Friday, April 4
Monday, November 5
I found this video from the founder of Wikipedia, Jimmy Whales. He talks about how he started Wikipedea and what goes into editing an entry. It made me look at the site differently. I still wouldn't use it as a reference but I do trust the information a little more after listening to this video.
This next video I'm adding not so much for practical educational purposes but because I like it and you might as well.
There might be some practical use for education, but it's hard for me to see. What do you think?
Thursday, October 25
So I subscribe to Common Craft. (you remember the wiki film) And I felt that this would be something fun. I needed something fun to keep sane this week. It's been a long one. I hope this brings a smile to your face. I look forward to reading your overviews.
Monday, October 15
Well this is the first time I've posted an actual video. I hope it works. I'm posting this video because of two reasons.
1st: I'm going to be in a group that will have Second Life as our trends analysis subject. I have to tell you I'm kind of looking forward to it. =0) It might be hard to find a lot of corporate world training uses but it will not be that hard for me to speculate as to future training uses of SL based on what is in this video. So I think I have that going for me.
2nd: I'm also starting a section of my other class based on Virtual Reality and its influence education. For my groups section we need to focus on the "future of avatars" and I think this video will help my group see a couple of applications of eduction already established in the Second Life world.
If you have already seen this video its because I got it from a blog entitled "eLearning Technology" created by Tony Karrer. He in turn got it from "corporate elearning strategies and development" a corporate learning blog. If you haven't seen these videos let me know any first impressions of Second Life you might get from this video.
Monday, October 8
This time the blog news comes from FOXNews.com, the article is "Official State Department Blog Reveals Diplomat Character, Invites Public Discourse." This article introduced me to the U.S. State Department's official blog "Dipnote." The article is a place where US diplomats overseas can post and reflect on what serving abroad means to them. It also gives these people the ability to share what they do as diplomats. I really liked the article and the blog.

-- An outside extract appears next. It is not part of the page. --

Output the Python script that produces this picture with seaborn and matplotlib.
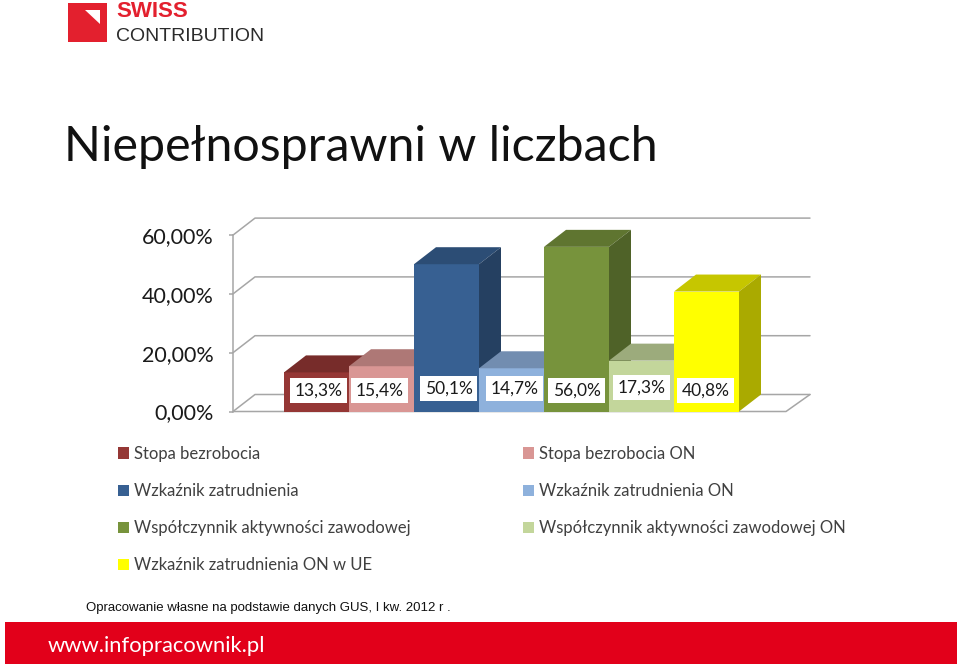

It gave me the idea that blogs would be good for a free form feedback tool. Have your class (corporate or k-12) build a blog at the beginning of their tenure and have each student post impressions and improvement ideas. I know this sounds somewhat similar to what we are doing here but have the students keep the same blog site and post for every class once a week. Each teacher would subscribe to the blogs. Students could express themselves in a environment they create and are somewhat comfortable in. Teachers would be able to get an impression of the student by examining past blogs. I'm certain the US state department is trying to get as much information out of their blog as they can, at the very least the "Dipnote" blog gives feedback on a basic level. In both my classes this semester we have discussed using the tools of educators in their best possible use. I think this might be a good use for blogs.